Seven buildings across the capital, housing over 20,000 EVMs, have turned fortresses ahead of counting day on Friday.
Over the past one month, a three-tier security cordon has been guarding these EVMs, that will decide the fate of 150 candidates in fray for the Lok Sabha polls from Delhi. Police sources said a platoon of paramilitary force had been posted outside each building. The periphery was being guarded by another platoon of armed personnel. The outer circle, which is the road outside these buildings, was being guarded by the Delhi Police.
On Friday, the number of police personnel outside each building will be increased. Police said personnel from the Reserve Forces of the Delhi Police were on standby to be posted to any centre.
Barricades manned by armed guards from the CRPF and the CISF have also been placed at the entrances of each building. Depending on the number of party workers who will assemble outside the counting centres on Friday, police will post more men from the Reserve Battalion — who will be waiting in buses — to these centres.

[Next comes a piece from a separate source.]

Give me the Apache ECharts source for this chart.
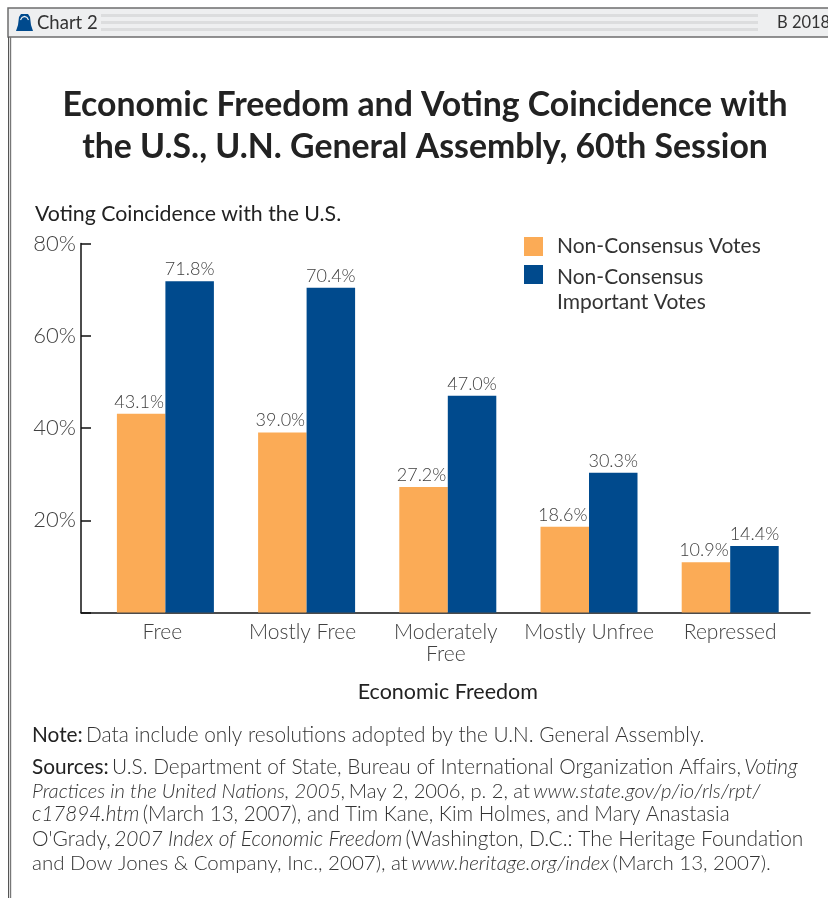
<!DOCTYPE html>
<html><head><meta charset="utf-8">
<style>html,body{margin:0;padding:0;background:#fff}#c{width:828px;height:898px}</style>
<script src="https://cdn.jsdelivr.net/npm/echarts@6/dist/echarts.min.js"></script>
</head><body><div id="c"></div>
<script>
const categories = ['Free','Mostly Free','Moderately\nFree','Mostly Unfree','Repressed'];
const nonConsensus = [43.1,39.0,27.2,18.6,10.9];
const nonConsensusImportant = [71.8,70.4,47.0,30.3,14.4];
const seriesNames = ['Non-Consensus Votes','Non-Consensus\nImportant Votes'];
const yTicks = [0,20,40,60,80];
const titleText = 'Economic Freedom and Voting Coincidence with\nthe U.S., U.N. General Assembly, 60th Session';
const noteTexts = [
 '{b|Note:} {n|Data include only resolutions adopted by the U.N. General Assembly.}',
 '{b|Sources:} {n|U.S. Department of State, Bureau of International Organization Affairs,} {i|Voting}',
 '{i|Practices in the United Nations, 2005,} {n|May 2, 2006, p. 2, at} {i|www.state.gov/p/io/rls/rpt/}',
 '{i|c17894.htm} {n|(March 13, 2007), and Tim Kane, Kim Holmes, and Mary Anastasia}',
 "{n|O'Grady,} {i|2007 Index of Economic Freedom} {n|(Washington, D.C.: The Heritage Foundation}",
 '{n|and Dow Jones & Company, Inc., 2007), at} {i|www.heritage.org/index} {n|(March 13, 2007).}'
];
const FONT='Lato';
const TXT='#404040';
const noteY=[735,767,791,814,839,863];
const noteSize=[20.8,20.8,20.2,20.6,20.9,20.5];
const catPadRight=[6,8,4,0,0];
const richFor=s=>({
 b:{fontFamily:FONT,fontSize:s,fontWeight:400,fill:'#222'},
 n:{fontFamily:FONT,fontSize:s,fontWeight:300,fill:'#333'},
 i:{fontFamily:FONT,fontSize:s,fontWeight:300,fontStyle:'italic',fill:'#333'}
});
const graphics=[
 {type:'rect',shape:{x:8,y:8,width:830,height:29},style:{fill:'#eeeff0',stroke:'#6e6e6e',lineWidth:1.5},z:0},
 {type:'rect',shape:{x:101,y:14,width:657,height:3},style:{fill:'#dcddde'}},
 {type:'rect',shape:{x:101,y:21,width:657,height:3},style:{fill:'#dcddde'}},
 {type:'rect',shape:{x:101,y:28,width:657,height:3},style:{fill:'#dcddde'}},
 {type:'rect',shape:{x:8,y:37,width:1.2,height:861},style:{fill:'#555'}},
 {type:'rect',shape:{x:10,y:37,width:1.2,height:861},style:{fill:'#777'}},
 {type:'polygon',shape:{points:[[16,31],[33,31],[31,25],[30,17],[28,14],[21,14],[19,17],[18,25]]},style:{fill:'#004a8d'}},
 {type:'polyline',shape:{points:[[20.5,20],[22,17.5],[24.5,16.5],[27,17.5],[28.5,20]]},style:{stroke:'#eeeff0',fill:null,lineWidth:1.2}},
 {type:'text',x:37,y:23,style:{text:'Chart 2',font:'400 18.5px '+FONT,fill:'#333',verticalAlign:'middle'}},
 {type:'text',x:777,y:23,style:{text:'B 2018',font:'400 16.5px '+FONT,fill:'#333',verticalAlign:'middle'}},
 ...noteTexts.map((t,i)=>({type:'text',x:32,y:noteY[i],style:{text:t,rich:richFor(noteSize[i]),verticalAlign:'middle'}}))
];
const legendText={fontFamily:FONT,fontSize:21,fontWeight:400,color:'#333'};
const option={
 animation:false,
 backgroundColor:'#fff',
 textStyle:{fontFamily:FONT},
 title:{text:titleText,left:420,top:79,textAlign:'center',textStyle:{fontFamily:FONT,fontSize:33.8,fontWeight:700,color:'#222',lineHeight:42}},
 legend:[
  {data:[seriesNames[0]],left:524,top:236,padding:0,itemWidth:19,itemHeight:19,icon:'rect',textStyle:{...legendText,padding:[0,0,0,9]}},
  {data:[seriesNames[1]],left:524,top:244.5,padding:0,itemWidth:19,itemHeight:19,icon:'rect',
   formatter:n=>'{s| }\n'+n.split('\n').map(p=>'{t|'+p+'}').join('\n'),
   textStyle:{...legendText,padding:[0,0,0,9],rich:{s:{...legendText,lineHeight:30,fontSize:10},t:{...legendText,lineHeight:25}}}}
 ],
 grid:[
  {left:81,top:243.5,width:729,height:369},
  {left:94.8,top:243.5,width:706,height:369}
 ],
 xAxis:[
  {type:'value',gridIndex:0,min:0,max:1,splitLine:{show:false},axisTick:{show:false},axisLabel:{show:false},axisLine:{show:true,onZero:false,lineStyle:{color:'#111',width:1.5}}},
  {type:'category',gridIndex:1,data:categories.map((c,i)=>({value:c,textStyle:{padding:[0,catPadRight[i],0,0]}})),axisLine:{show:false},axisTick:{show:false},
   name:'Economic Freedom',nameLocation:'middle',nameGap:69,nameTextStyle:{fontFamily:FONT,fontSize:21.5,fontWeight:400,color:'#222'},
   axisLabel:{fontFamily:FONT,fontSize:21,fontWeight:300,color:TXT,margin:9,lineHeight:22,interval:0}}
 ],
 yAxis:[
  {type:'value',gridIndex:0,min:yTicks[0],max:yTicks[yTicks.length-1],interval:20,splitLine:{show:false},
   axisLine:{show:true,onZero:false,lineStyle:{color:'#111',width:1.5}},
   axisTick:{show:true,inside:true,length:10,lineStyle:{color:'#111',width:1.5}},
   axisLabel:{fontFamily:FONT,fontSize:22,fontWeight:300,color:TXT,margin:5,formatter:v=>v===0?'':v+'%'},
   name:'Voting Coincidence with the U.S.',nameLocation:'end',nameGap:19,
   nameTextStyle:{fontFamily:FONT,fontSize:21.3,fontWeight:400,color:'#222',align:'left',padding:[0,0,0,-46]}},
  {type:'value',gridIndex:1,min:yTicks[0],max:yTicks[yTicks.length-1],show:false}
 ],
 series:[
  {name:seriesNames[0],type:'bar',xAxisIndex:1,yAxisIndex:1,data:nonConsensus,barWidth:48.5,barGap:0,itemStyle:{color:'#fbab56'},
   label:{show:true,position:'top',distance:3,offset:[-2,0],fontFamily:FONT,fontSize:18,fontWeight:300,color:TXT,formatter:p=>p.value.toFixed(1)+'%'}},
  {name:seriesNames[1],type:'bar',xAxisIndex:1,yAxisIndex:1,data:nonConsensusImportant,barWidth:48.5,barGap:0,itemStyle:{color:'#004a8d'},
   label:{show:true,position:'top',distance:3,fontFamily:FONT,fontSize:18,fontWeight:300,color:TXT,formatter:p=>p.value.toFixed(1)+'%'}}
 ],
 graphic:graphics
};
const chart=echarts.init(document.getElementById('c'),null,{renderer:'canvas',width:828,height:898});
chart.setOption(option);
</script></body></html>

On Friday morning, the seal on the strong rooms in which the EVMs are stored will be broken open by the counting agent and other Election Commission officials in the presence of local police. This will be done around 5-6 am.
The entire counting process on May 16 will be videographed, officials said.
“All rooms where the EVMs from the respective constituencies are stored have been sealed. This will be opened only on Friday morning. For each constituency, there is a colour coding. An officer of the rank of Sub-Inspector or Inspector will escort EVMs to the counting room,” a senior police officer said.
Postal ballots will be counted first. After a gap of 30 minutes, the EVMs will be opened. Assistant returning officers will oversee the counting of the postal ballot, election officials said.
Special Commissioner of Police(Law and Order) Deepak Mishra said, “I cannot reveal the details of the security at counting centres. We have provided adequate security at all seven centres.”
Delhi registered a high voter turnout of 65.09 per cent in the Lok Sabha polls on April 10.
According to Election Commission regulations, there will be 10 micro observers deployed in each parliamentary seat and an assistant electoral registration officer for each counting table. Mobile phones and other electronic gadgets have been banned on counting premises, but election officials can use laptops or other devices to transmit results.
Barring the counting supervisors, micro observers and persons authorised by the Election Commission, no one else will be allowed to enter the counting centres.